22. Time of the essence

22.1 Time is of the essence for any obligation in this agreement.

23. Notices

23.1 Any notice or other communication given to a party under or in connection with this contract shall be in writing and shall be delivered by hand or by pre-paid first-class post or other next working day delivery service at its registered office (if a Client) or its principal place of business (in any other case);

23.2 Any notice or communication shall be deemed to have been received:

(a) if delivered by hand, on signature of a delivery receipt or at the time the notice is left at the proper address;

(b) if sent by pre-paid first-class post or other next working day delivery service, at 9.00 am on the second Business Day after posting or at the time recorded by the delivery service.

(c) if sent by fax, at 9.00 am on the next Business Day after transmission.

23.3 This clause does not apply to the service of any proceedings or other documents in any legal action or, where applicable, any arbitration or other method of dispute resolution. For the purposes of this clause, “writing” shall not include e-mail.

24. Counterparts

24.1 These Terms may be executed in any number of counterparts, each of which when executed and delivered shall constitute a duplicate original, but all the counterparts shall together constitute the one agreement.

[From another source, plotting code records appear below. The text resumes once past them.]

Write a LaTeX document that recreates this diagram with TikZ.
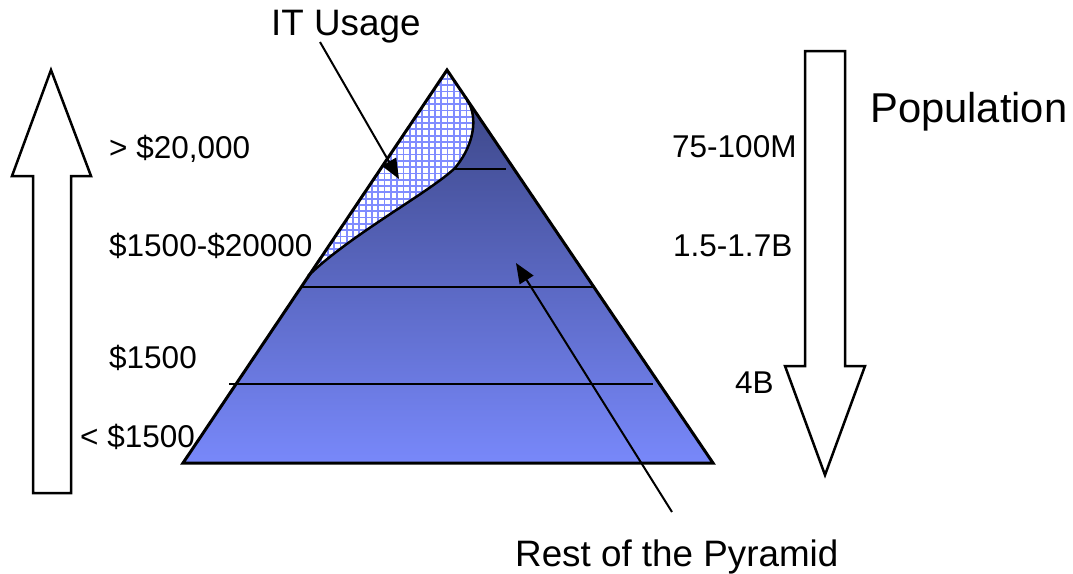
\documentclass[tikz,border=0pt]{standalone}
\usepackage{fontspec}
\setmainfont{Liberation Sans}
\usetikzlibrary{arrows.meta}
\definecolor{pyrtop}{RGB}{56,66,128}
\definecolor{pyrbot}{RGB}{120,136,250}
\definecolor{gridblue}{RGB}{128,140,255}
\tikzset{
  lbl/.style={anchor=base west, inner sep=0pt, font=\fontsize{31.5}{36}\selectfont},
  biglbl/.style={anchor=base west, inner sep=0pt, font=\fontsize{36.8}{42}\selectfont},
  poplbl/.style={anchor=base west, inner sep=0pt, font=\fontsize{41.7}{48}\selectfont},
  blockarrow/.style={draw=black, fill=white, line width=2.5pt, line join=miter},
  tier/.style={draw=black, line width=2.8pt},
  gridline/.style={draw=gridblue, line width=1.8pt},
  pointer/.style={draw=black, line width=2pt, -{Triangle[length=20pt,width=16pt]}}
}
\begin{document}
\begin{tikzpicture}[x=1pt,y=-1pt]
\useasboundingbox (0,0) rectangle (1073,573);

% pyramid corners
\coordinate (apex) at (447,70);
\coordinate (bl) at (183,463);
\coordinate (br) at (713,463);

% pyramid body with gradient
\shade[top color=pyrtop, bottom color=pyrbot] (apex) -- (br) -- (bl) -- cycle;

% IT usage region (hatched)
\coordinate (hatchlow) at (308,276);
\coordinate (hatchtop) at (467,100);
\coordinate (hatchmid) at (455,168);
\begin{scope}
  \clip (hatchlow) -- (apex) -- (hatchtop) .. controls (476,112) and (478,140) .. (hatchmid)
        .. controls (430,192) and (350,235) .. (hatchlow) -- cycle;
  \fill[white] (290,60) rectangle (490,290);
  \foreach \k in {0,...,37} {
    \draw[gridline] (290+6.3*\k,60) -- (290+6.3*\k,290);
    \draw[gridline] (290,60+6.3*\k) -- (490,60+6.3*\k);
  }
\end{scope}
\draw[line width=2.5pt] (hatchtop) .. controls (476,112) and (478,140) .. (hatchmid)
        .. controls (430,192) and (350,235) .. (hatchlow);

% tier lines
\coordinate (t1a) at (455,169);
\coordinate (t1b) at (506,169);
\coordinate (t2a) at (302,287);
\coordinate (t2b) at (595,287);
\coordinate (t3a) at (229,384);
\coordinate (t3b) at (653,384);
\draw[tier] (t1a) -- (t1b);
\draw[tier] (t2a) -- (t2b);
\draw[tier] (t3a) -- (t3b);

% pyramid outline
\draw[line width=3pt, line join=miter] (apex) -- (br) -- (bl) -- cycle;

% block arrows
\draw[blockarrow] (33,493) -- (71,493) -- (71,176) -- (91,176) -- (51,70) -- (12,176) -- (33,176) -- cycle;
\draw[blockarrow] (805,51) -- (845,51) -- (845,366) -- (865,366) -- (825,475) -- (785,366) -- (805,366) -- cycle;

% labels
\node[lbl] (inc1) at (109,158) {> \$20,000};
\node[lbl] (inc2) at (109,256) {\$1500-\$20000};
\node[lbl] (inc3) at (109,368) {\$1500};
\node[lbl] (inc4) at (80,447) {< \$1500};
\node[lbl] (pop1) at (672,157) {75-100M};
\node[lbl] (pop2) at (673,256) {1.5-1.7B};
\node[lbl] (pop3) at (735,393) {4B};
\node[poplbl] (pop) at (870,122) {Population};
\node[biglbl] (it) at (271,35) {IT Usage};
\node[biglbl] (rest) at (515,566) {Rest of the Pyramid};

% pointers
\coordinate (itfrom) at (320,42);
\coordinate (itto) at (399,179);
\coordinate (restfrom) at (672,512);
\coordinate (restto) at (516,263);
\draw[pointer] (itfrom) -- (itto);
\draw[pointer] (restfrom) -- (restto);
\end{tikzpicture}
\end{document}
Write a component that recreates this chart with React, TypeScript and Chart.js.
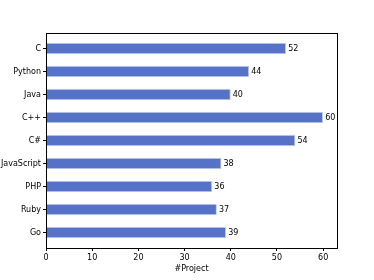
import React, { useEffect, useRef } from "react";
import { Chart, registerables } from "chart.js";

Chart.register(...registerables);

const categories = ["C", "Python", "Java", "C++", "C#", "JavaScript", "PHP", "Ruby", "Go"];
const projectCounts = [52, 44, 40, 60, 54, 38, 36, 37, 39];
const xTicks = [0, 10, 20, 30, 40, 50, 60];
const xAxisTitle = "#Project";

const FONT = "'DejaVu Sans', sans-serif";

const framePlugin = {
  id: "frame",
  afterDraw(chart: any) {
    const { ctx, chartArea } = chart;
    ctx.save();
    ctx.strokeStyle = "#000";
    ctx.lineWidth = 1;
    ctx.strokeRect(
      Math.round(chartArea.left) + 0.5,
      Math.round(chartArea.top) + 0.5,
      Math.round(chartArea.right - chartArea.left),
      Math.round(chartArea.bottom - chartArea.top)
    );
    ctx.restore();
  },
};

const valueLabelPlugin = {
  id: "valueLabels",
  afterDatasetsDraw(chart: any) {
    const { ctx } = chart;
    const meta = chart.getDatasetMeta(0);
    ctx.save();
    ctx.fillStyle = "#000";
    ctx.font = `8px ${FONT}`;
    ctx.textAlign = "left";
    ctx.textBaseline = "middle";
    meta.data.forEach((el: any, i: number) => {
      ctx.fillText(String(projectCounts[i]), el.x + 2, el.y);
    });
    ctx.restore();
  },
};

export default function App() {
  const ref = useRef<HTMLCanvasElement>(null);
  useEffect(() => {
    if (!ref.current) return;
    const chart = new Chart(ref.current, {
      type: "bar",
      data: {
        datasets: [
          {
            data: projectCounts.map((v, i) => ({ x: v, y: i })),
            backgroundColor: "#5571c8",
            borderColor: "#c5cdee",
            borderWidth: 1,
            barPercentage: 0.5,
            categoryPercentage: 1,
          },
        ],
      },
      options: {
        indexAxis: "y",
        animation: false,
        responsive: false,
        maintainAspectRatio: false,
        layout: { padding: { top: 33, right: 37, left: 0, bottom: 0 } },
        plugins: {
          legend: { display: false },
          tooltip: { enabled: false },
        },
        scales: {
          x: {
            type: "linear",
            min: 0,
            max: 63,
            offset: false,
            afterBuildTicks: (scale: any) => {
              scale.ticks = xTicks.map((v) => ({ value: v }));
            },
            afterFit: (scale: any) => {
              scale.height = 32;
            },
            grid: {
              offset: false,
              drawOnChartArea: false,
              drawTicks: true,
              tickLength: 3,
              color: "#000",
            },
            border: { display: false },
            ticks: {
              color: "#000",
              padding: 2,
              font: { family: FONT, size: 8 },
              maxRotation: 0,
            },
            title: {
              display: true,
              text: xAxisTitle,
              color: "#000",
              font: { family: FONT, size: 8 },
              padding: { top: 0, bottom: 6 },
            },
          },
          y: {
            type: "linear",
            reverse: true,
            offset: false,
            min: -0.675,
            max: 8.675,
            afterBuildTicks: (scale: any) => {
              scale.ticks = categories.map((_, i) => ({ value: i }));
            },
            afterFit: (scale: any) => {
              scale.width = 46;
            },
            grid: {
              offset: false,
              drawOnChartArea: false,
              drawTicks: true,
              tickLength: 3,
              color: "#000",
            },
            border: { display: false },
            ticks: {
              color: "#000",
              padding: 2,
              font: { family: FONT, size: 8 },
              callback: (v: any) => categories[v] ?? "",
            },
          },
        },
      },
      plugins: [framePlugin, valueLabelPlugin],
    } as any);
    return () => chart.destroy();
  }, []);
  return (
    <div style={{ position: "fixed", left: 0, top: 0, width: 374, height: 280, background: "#fff" }}>
      <canvas ref={ref} width={374} height={280} style={{ display: "block" }} />
    </div>
  );
}
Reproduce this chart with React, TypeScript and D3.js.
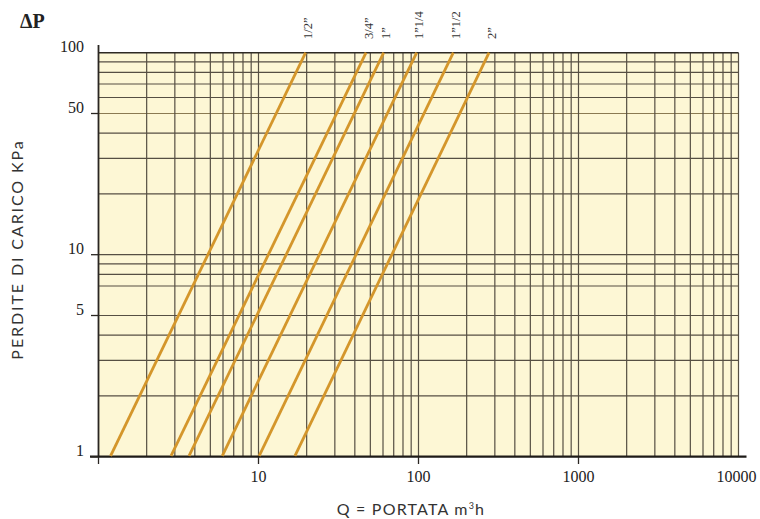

24.2 No counterpart shall be effective until each party has executed and delivered at least one counterpart.

25. Third party rights

25.1 No one other than a party to these Terms their successors and permitted assignees, shall have any right to enforce any of its terms.

26. Governing law

These Terms and any dispute or claim arising out of or in connection with them or their subject matter or formation (including non-contractual disputes or claims) shall be governed by and construed in accordance with the law of England and Wales.

27. Jurisdiction

Each party irrevocably agrees that the courts of England and Wales shall have exclusive jurisdiction to settle any dispute or claim arising out of or in connection with these Terms or its subject matter or formation (including non-contractual disputes or claims).